» **Data segment**:

_ _ _ _ _

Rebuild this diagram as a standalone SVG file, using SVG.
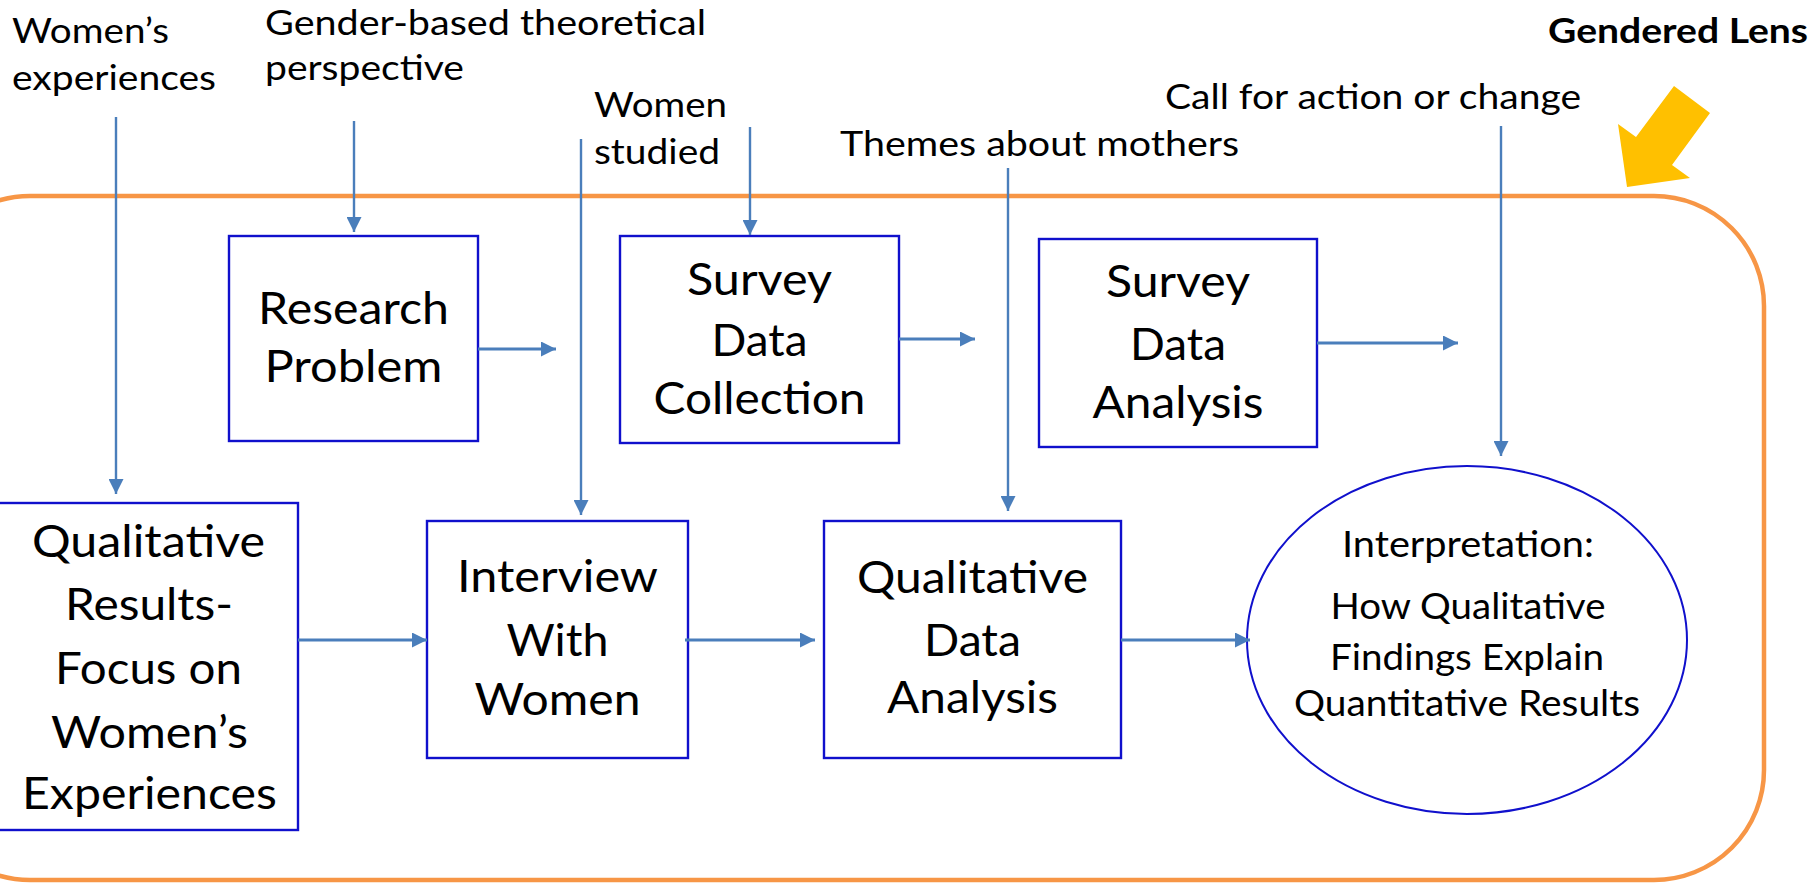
<svg xmlns="http://www.w3.org/2000/svg" width="1814" height="883" viewBox="0 0 1814 883">
<defs>
<marker id="ah" markerUnits="userSpaceOnUse" markerWidth="15" markerHeight="15" refX="15" refY="7.5" orient="auto">
<path d="M0,0 L15,7.5 L0,15 z" fill="#4A7EBB"/>
</marker>
<style>
.box{fill:#fff;stroke:#1010CC;stroke-width:2.4}
.ell{fill:#fff;stroke:#1010CC;stroke-width:2}
.big{font-family:Lato,"Liberation Sans",sans-serif;font-size:45px;fill:#000;text-anchor:middle}
.lab{font-family:Lato,"Liberation Sans",sans-serif;font-size:35px;fill:#000}
.mid{font-family:Lato,"Liberation Sans",sans-serif;font-size:36px;fill:#000;text-anchor:middle}
.v{stroke:#4A7EBB;stroke-width:2.4;fill:none;marker-end:url(#ah)}
.h{stroke:#4A7EBB;stroke-width:3.2;fill:none;marker-end:url(#ah)}
</style>
</defs>
<rect id="frame" x="-80" y="196" width="1844" height="684" rx="110" ry="110" fill="none" stroke="#F79646" stroke-width="4.5"/>
<polygon id="lens-arrow" points="1627,187 1618,124 1636,137 1674,86 1710,113 1672,165 1690,178" fill="#FFC000"/>
<text class="lab" x="1548" y="43" font-weight="bold" textLength="260" lengthAdjust="spacingAndGlyphs">Gendered Lens</text>
<g id="labels">
<text class="lab" x="12" y="43" textLength="157" lengthAdjust="spacingAndGlyphs">Women’s</text>
<text class="lab" x="12" y="90" textLength="204" lengthAdjust="spacingAndGlyphs">experiences</text>
<text class="lab" x="265" y="35" textLength="441" lengthAdjust="spacingAndGlyphs">Gender-based theoretical</text>
<text class="lab" x="265" y="80" textLength="199" lengthAdjust="spacingAndGlyphs">perspective</text>
<text class="lab" x="594" y="117" textLength="133" lengthAdjust="spacingAndGlyphs">Women</text>
<text class="lab" x="594" y="164" textLength="126" lengthAdjust="spacingAndGlyphs">studied</text>
<text class="lab" x="840" y="156" textLength="399" lengthAdjust="spacingAndGlyphs">Themes about mothers</text>
<text class="lab" x="1165" y="109" textLength="416" lengthAdjust="spacingAndGlyphs">Call for action or change</text>
</g>
<g id="research-problem">
<rect class="box" x="229" y="236" width="249" height="205"/>
<text class="big" x="353.5" y="324" textLength="191" lengthAdjust="spacingAndGlyphs">Research</text>
<text class="big" x="353.5" y="382" textLength="178" lengthAdjust="spacingAndGlyphs">Problem</text>
</g>
<g id="survey-data-collection">
<rect class="box" x="620" y="236" width="279" height="207"/>
<text class="big" x="759.5" y="295" textLength="145" lengthAdjust="spacingAndGlyphs">Survey</text>
<text class="big" x="759.5" y="356" textLength="96" lengthAdjust="spacingAndGlyphs">Data</text>
<text class="big" x="759.5" y="414" textLength="212" lengthAdjust="spacingAndGlyphs">Collection</text>
</g>
<g id="survey-data-analysis">
<rect class="box" x="1039" y="239" width="278" height="208"/>
<text class="big" x="1178" y="297" textLength="144" lengthAdjust="spacingAndGlyphs">Survey</text>
<text class="big" x="1178" y="360" textLength="96" lengthAdjust="spacingAndGlyphs">Data</text>
<text class="big" x="1178" y="418" textLength="171" lengthAdjust="spacingAndGlyphs">Analysis</text>
</g>
<g id="qualitative-results">
<rect class="box" x="-2" y="503" width="300" height="327"/>
<text class="big" x="148.5" y="557" textLength="233" lengthAdjust="spacingAndGlyphs">Qualitative</text>
<text class="big" x="149" y="620" textLength="168" lengthAdjust="spacingAndGlyphs">Results-</text>
<text class="big" x="148.5" y="684" textLength="187" lengthAdjust="spacingAndGlyphs">Focus on</text>
<text class="big" x="149.5" y="748" textLength="197" lengthAdjust="spacingAndGlyphs">Women’s</text>
<text class="big" x="149.5" y="809" textLength="255" lengthAdjust="spacingAndGlyphs">Experiences</text>
</g>
<g id="interview">
<rect class="box" x="427" y="521" width="261" height="237"/>
<text class="big" x="557.5" y="592" textLength="201" lengthAdjust="spacingAndGlyphs">Interview</text>
<text class="big" x="557.5" y="656" textLength="102" lengthAdjust="spacingAndGlyphs">With</text>
<text class="big" x="557.5" y="715" textLength="166" lengthAdjust="spacingAndGlyphs">Women</text>
</g>
<g id="qualitative-data-analysis">
<rect class="box" x="824" y="521" width="297" height="237"/>
<text class="big" x="972.5" y="593" textLength="231" lengthAdjust="spacingAndGlyphs">Qualitative</text>
<text class="big" x="972.5" y="656" textLength="97" lengthAdjust="spacingAndGlyphs">Data</text>
<text class="big" x="972.5" y="713" textLength="171" lengthAdjust="spacingAndGlyphs">Analysis</text>
</g>
<g id="interpretation">
<ellipse class="ell" cx="1467" cy="640" rx="220" ry="174"/>
<text class="mid" x="1468" y="557" textLength="252" lengthAdjust="spacingAndGlyphs">Interpretation:</text>
<text class="mid" x="1468" y="619" textLength="275" lengthAdjust="spacingAndGlyphs">How Qualitative</text>
<text class="mid" x="1467" y="670" textLength="274" lengthAdjust="spacingAndGlyphs">Findings Explain</text>
<text class="mid" x="1467" y="716" textLength="346" lengthAdjust="spacingAndGlyphs">Quantitative Results</text>
</g>
<g id="connectors">
<line class="v" x1="116" y1="117" x2="116" y2="494"/>
<line class="v" x1="354" y1="121" x2="354" y2="232"/>
<line class="v" x1="581" y1="139" x2="581" y2="515"/>
<line class="v" x1="750" y1="127" x2="750" y2="235"/>
<line class="v" x1="1008" y1="168" x2="1008" y2="511"/>
<line class="v" x1="1501" y1="126" x2="1501" y2="456"/>
<line class="h" x1="478" y1="349" x2="556" y2="349"/>
<line class="h" x1="899" y1="339" x2="975" y2="339"/>
<line class="h" x1="1317" y1="343" x2="1458" y2="343"/>
<line class="h" x1="298" y1="640" x2="427" y2="640"/>
<line class="h" x1="685" y1="640" x2="815" y2="640"/>
<line class="h" x1="1121" y1="640" x2="1250" y2="640"/>
</g>
</svg>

_ _ _ _ _

» **Work to do**: Return each line of the data, keeping its wording exact and omitting pictures.

» **Correct result**:
Rebuild this diagram as a standalone SVG file, using SVG.
<svg xmlns="http://www.w3.org/2000/svg" width="1814" height="883" viewBox="0 0 1814 883">
<defs>
<marker id="ah" markerUnits="userSpaceOnUse" markerWidth="15" markerHeight="15" refX="15" refY="7.5" orient="auto">
<path d="M0,0 L15,7.5 L0,15 z" fill="#4A7EBB"/>
</marker>
<style>
.box{fill:#fff;stroke:#1010CC;stroke-width:2.4}
.ell{fill:#fff;stroke:#1010CC;stroke-width:2}
.big{font-family:Lato,"Liberation Sans",sans-serif;font-size:45px;fill:#000;text-anchor:middle}
.lab{font-family:Lato,"Liberation Sans",sans-serif;font-size:35px;fill:#000}
.mid{font-family:Lato,"Liberation Sans",sans-serif;font-size:36px;fill:#000;text-anchor:middle}
.v{stroke:#4A7EBB;stroke-width:2.4;fill:none;marker-end:url(#ah)}
.h{stroke:#4A7EBB;stroke-width:3.2;fill:none;marker-end:url(#ah)}
</style>
</defs>
<rect id="frame" x="-80" y="196" width="1844" height="684" rx="110" ry="110" fill="none" stroke="#F79646" stroke-width="4.5"/>
<polygon id="lens-arrow" points="1627,187 1618,124 1636,137 1674,86 1710,113 1672,165 1690,178" fill="#FFC000"/>
<text class="lab" x="1548" y="43" font-weight="bold" textLength="260" lengthAdjust="spacingAndGlyphs">Gendered Lens</text>
<g id="labels">
<text class="lab" x="12" y="43" textLength="157" lengthAdjust="spacingAndGlyphs">Women’s</text>
<text class="lab" x="12" y="90" textLength="204" lengthAdjust="spacingAndGlyphs">experiences</text>
<text class="lab" x="265" y="35" textLength="441" lengthAdjust="spacingAndGlyphs">Gender-based theoretical</text>
<text class="lab" x="265" y="80" textLength="199" lengthAdjust="spacingAndGlyphs">perspective</text>
<text class="lab" x="594" y="117" textLength="133" lengthAdjust="spacingAndGlyphs">Women</text>
<text class="lab" x="594" y="164" textLength="126" lengthAdjust="spacingAndGlyphs">studied</text>
<text class="lab" x="840" y="156" textLength="399" lengthAdjust="spacingAndGlyphs">Themes about mothers</text>
<text class="lab" x="1165" y="109" textLength="416" lengthAdjust="spacingAndGlyphs">Call for action or change</text>
</g>
<g id="research-problem">
<rect class="box" x="229" y="236" width="249" height="205"/>
<text class="big" x="353.5" y="324" textLength="191" lengthAdjust="spacingAndGlyphs">Research</text>
<text class="big" x="353.5" y="382" textLength="178" lengthAdjust="spacingAndGlyphs">Problem</text>
</g>
<g id="survey-data-collection">
<rect class="box" x="620" y="236" width="279" height="207"/>
<text class="big" x="759.5" y="295" textLength="145" lengthAdjust="spacingAndGlyphs">Survey</text>
<text class="big" x="759.5" y="356" textLength="96" lengthAdjust="spacingAndGlyphs">Data</text>
<text class="big" x="759.5" y="414" textLength="212" lengthAdjust="spacingAndGlyphs">Collection</text>
</g>
<g id="survey-data-analysis">
<rect class="box" x="1039" y="239" width="278" height="208"/>
<text class="big" x="1178" y="297" textLength="144" lengthAdjust="spacingAndGlyphs">Survey</text>
<text class="big" x="1178" y="360" textLength="96" lengthAdjust="spacingAndGlyphs">Data</text>
<text class="big" x="1178" y="418" textLength="171" lengthAdjust="spacingAndGlyphs">Analysis</text>
</g>
<g id="qualitative-results">
<rect class="box" x="-2" y="503" width="300" height="327"/>
<text class="big" x="148.5" y="557" textLength="233" lengthAdjust="spacingAndGlyphs">Qualitative</text>
<text class="big" x="149" y="620" textLength="168" lengthAdjust="spacingAndGlyphs">Results-</text>
<text class="big" x="148.5" y="684" textLength="187" lengthAdjust="spacingAndGlyphs">Focus on</text>
<text class="big" x="149.5" y="748" textLength="197" lengthAdjust="spacingAndGlyphs">Women’s</text>
<text class="big" x="149.5" y="809" textLength="255" lengthAdjust="spacingAndGlyphs">Experiences</text>
</g>
<g id="interview">
<rect class="box" x="427" y="521" width="261" height="237"/>
<text class="big" x="557.5" y="592" textLength="201" lengthAdjust="spacingAndGlyphs">Interview</text>
<text class="big" x="557.5" y="656" textLength="102" lengthAdjust="spacingAndGlyphs">With</text>
<text class="big" x="557.5" y="715" textLength="166" lengthAdjust="spacingAndGlyphs">Women</text>
</g>
<g id="qualitative-data-analysis">
<rect class="box" x="824" y="521" width="297" height="237"/>
<text class="big" x="972.5" y="593" textLength="231" lengthAdjust="spacingAndGlyphs">Qualitative</text>
<text class="big" x="972.5" y="656" textLength="97" lengthAdjust="spacingAndGlyphs">Data</text>
<text class="big" x="972.5" y="713" textLength="171" lengthAdjust="spacingAndGlyphs">Analysis</text>
</g>
<g id="interpretation">
<ellipse class="ell" cx="1467" cy="640" rx="220" ry="174"/>
<text class="mid" x="1468" y="557" textLength="252" lengthAdjust="spacingAndGlyphs">Interpretation:</text>
<text class="mid" x="1468" y="619" textLength="275" lengthAdjust="spacingAndGlyphs">How Qualitative</text>
<text class="mid" x="1467" y="670" textLength="274" lengthAdjust="spacingAndGlyphs">Findings Explain</text>
<text class="mid" x="1467" y="716" textLength="346" lengthAdjust="spacingAndGlyphs">Quantitative Results</text>
</g>
<g id="connectors">
<line class="v" x1="116" y1="117" x2="116" y2="494"/>
<line class="v" x1="354" y1="121" x2="354" y2="232"/>
<line class="v" x1="581" y1="139" x2="581" y2="515"/>
<line class="v" x1="750" y1="127" x2="750" y2="235"/>
<line class="v" x1="1008" y1="168" x2="1008" y2="511"/>
<line class="v" x1="1501" y1="126" x2="1501" y2="456"/>
<line class="h" x1="478" y1="349" x2="556" y2="349"/>
<line class="h" x1="899" y1="339" x2="975" y2="339"/>
<line class="h" x1="1317" y1="343" x2="1458" y2="343"/>
<line class="h" x1="298" y1="640" x2="427" y2="640"/>
<line class="h" x1="685" y1="640" x2="815" y2="640"/>
<line class="h" x1="1121" y1="640" x2="1250" y2="640"/>
</g>
</svg>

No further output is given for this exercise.